I am thankful for my family. I am thankful for the technology that allows me to talk with them as often as I want or need with ease. I am grateful they have jobs, and homes, and families of their own. I am thankful they love me. I am thankful I do not have to fear for their safety. I hope one day we find ourselves a grateful world thankful that all wars have ceased and all families are united and not torn apart by oppression and terror.
This thanks of mine goes beyond the dinner hour. It lasts well into the wee hours of Black Friday and is there for Cyber Monday. My thanksgiving surpasses any appreciation of pecan pie or green bean casserole or pilgrim hats or jellied salads. Thanksgiving is not a meal. Or a day. Thanksgiving is a realisation of just how lucky we are. And a willingness to see that others have just as much.

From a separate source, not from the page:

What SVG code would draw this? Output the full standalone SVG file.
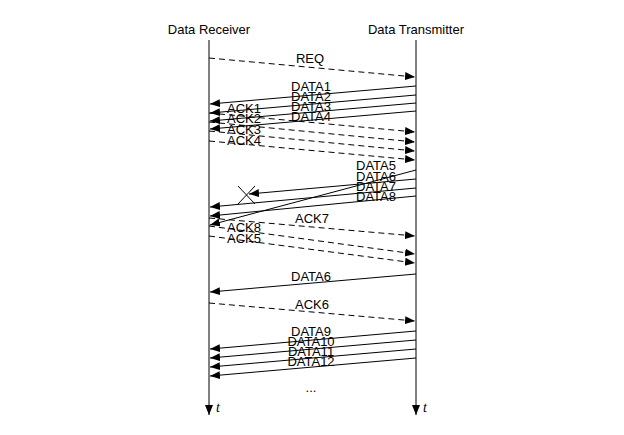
<svg xmlns="http://www.w3.org/2000/svg" width="624" height="435" viewBox="0 0 624 435">
<defs>
<marker id="ah" markerUnits="userSpaceOnUse" markerWidth="11" markerHeight="9" refX="10" refY="4" orient="auto">
<path d="M0,0 L10,4 L0,8 z" fill="#000"/>
</marker>
<style>
text{font-family:"Liberation Sans",Arial,sans-serif;font-size:13px;fill:#000;text-anchor:middle}
.t{font-family:"Liberation Serif","Times New Roman",serif;font-style:italic;font-size:14px;text-anchor:start}
.s{stroke:#000;stroke-width:1;fill:none;marker-end:url(#ah)}
.d{stroke:#000;stroke-width:1;fill:none;stroke-dasharray:6,4;marker-end:url(#ah)}
</style>
</defs>
<rect width="624" height="435" fill="#fff"/>
<g id="receiver">
<text x="209" y="34">Data Receiver</text>
<line class="s" x1="209" y1="40" x2="209" y2="415"/>
<text class="t" x="216" y="412">t</text>
</g>
<g id="transmitter">
<text x="416" y="34">Data Transmitter</text>
<line class="s" x1="416" y1="40" x2="416" y2="415"/>
<text class="t" x="423" y="412">t</text>
</g>
<g id="connectors">
<line class="d" x1="209" y1="58" x2="415" y2="77"/>
<line class="s" x1="416" y1="86" x2="210" y2="104"/>
<line class="s" x1="416" y1="95" x2="210" y2="113"/>
<line class="s" x1="416" y1="103" x2="210" y2="121"/>
<line class="s" x1="416" y1="111" x2="210" y2="129"/>
<line class="d" x1="209" y1="113" x2="415" y2="132"/>
<line class="d" x1="209" y1="122" x2="415" y2="142"/>
<line class="d" x1="209" y1="131" x2="415" y2="151"/>
<line class="d" x1="209" y1="141" x2="415" y2="160"/>
<line class="s" x1="416" y1="170" x2="210" y2="225"/>
<line class="s" x1="416" y1="179" x2="249" y2="194"/>
<line class="s" x1="416" y1="188" x2="210" y2="207"/>
<line class="s" x1="416" y1="196" x2="210" y2="216"/>
<line stroke="#000" x1="238" y1="186" x2="255" y2="204"/>
<line stroke="#000" x1="238" y1="204" x2="255" y2="186"/>
<line class="d" x1="209" y1="218" x2="415" y2="236"/>
<line class="d" x1="209" y1="226" x2="415" y2="254"/>
<line class="d" x1="209" y1="236" x2="415" y2="263"/>
<line class="s" x1="416" y1="274" x2="210" y2="292"/>
<line class="d" x1="209" y1="303" x2="415" y2="321"/>
<line class="s" x1="416" y1="331" x2="210" y2="349"/>
<line class="s" x1="416" y1="340" x2="210" y2="358"/>
<line class="s" x1="416" y1="349" x2="210" y2="367"/>
<line class="s" x1="416" y1="358" x2="210" y2="376"/>
</g>
<g id="labels">
<text x="310" y="63">REQ</text>
<text x="311" y="91">DATA1</text>
<text x="311" y="101">DATA2</text>
<text x="311" y="111">DATA3</text>
<text x="311" y="121">DATA4</text>
<text x="244" y="113">ACK1</text>
<text x="244" y="123">ACK2</text>
<text x="244" y="134">ACK3</text>
<text x="244" y="145">ACK4</text>
<text x="376" y="170">DATA5</text>
<text x="376" y="181">DATA6</text>
<text x="376" y="191">DATA7</text>
<text x="376" y="201">DATA8</text>
<text x="312" y="223">ACK7</text>
<text x="244" y="232">ACK8</text>
<text x="244" y="243">ACK5</text>
<text x="311" y="281">DATA6</text>
<text x="312" y="309">ACK6</text>
<text x="311" y="336">DATA9</text>
<text x="311" y="346">DATA10</text>
<text x="311" y="356">DATA11</text>
<text x="311" y="366">DATA12</text>
<text x="311" y="392">...</text>
</g>
</svg>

Oh I am sure there will be a twinge or two of sentimental longing for the Norman Rockwell inspired gathering at the groaning board. I will salivate briefly thinking of Gran's Lane Cake I will not enjoy this year. As much as I do not like the actual foul,..ahem, fowl star of the repast, I will miss for just a moment waking up to the smell of its skin crackling under the oven's heat. I will miss watching the Macy's Thanksgiving Day Parade with my girls and my sister as we cheer on the marching bands and pan the awful attempts at lip syncing by this year's stars. For just a moment. And then I will realise it is the people at the table I miss. It is the memories of my lifetime in each carefully prepared dish that I won't be tasting. And for a moment I will be swept away in a kind of sadness. Until I remember I don't have dish duty this year.
So you and I have talked at length about our mutual loathing of Thanksgiving. The TG dinner I would like to have would involve people I would actually LIKE to spend it with, rather than people I HAVE TO spend it with. I would have my closest friends, most of whom I've stuck with since we were in school together, and those (admittedly few) relatives whose company I actually enjoy - like you guys. But whenever I've tried to float this idea past my friends, they always say the same thing: they have elderly parents, they have to be with them, etc etc etc...So in my sphere, none of us is having the TG we would actually like to have. This year I established a firm rule: I am not making TG dinner. To hell with it. So what AM I doing instead? Making 2 TG dinners: one for 18 people (give or take, because some can't be polite enough to RSVP one way or the other for sure); and the other for 4 people, 2 of whom are elderly and cranky. One of the latter, my father, has been busy regaling me with stories of previous TG dinners he's had to endure with me in which he didn't like the food. I kid you not. Can't wait!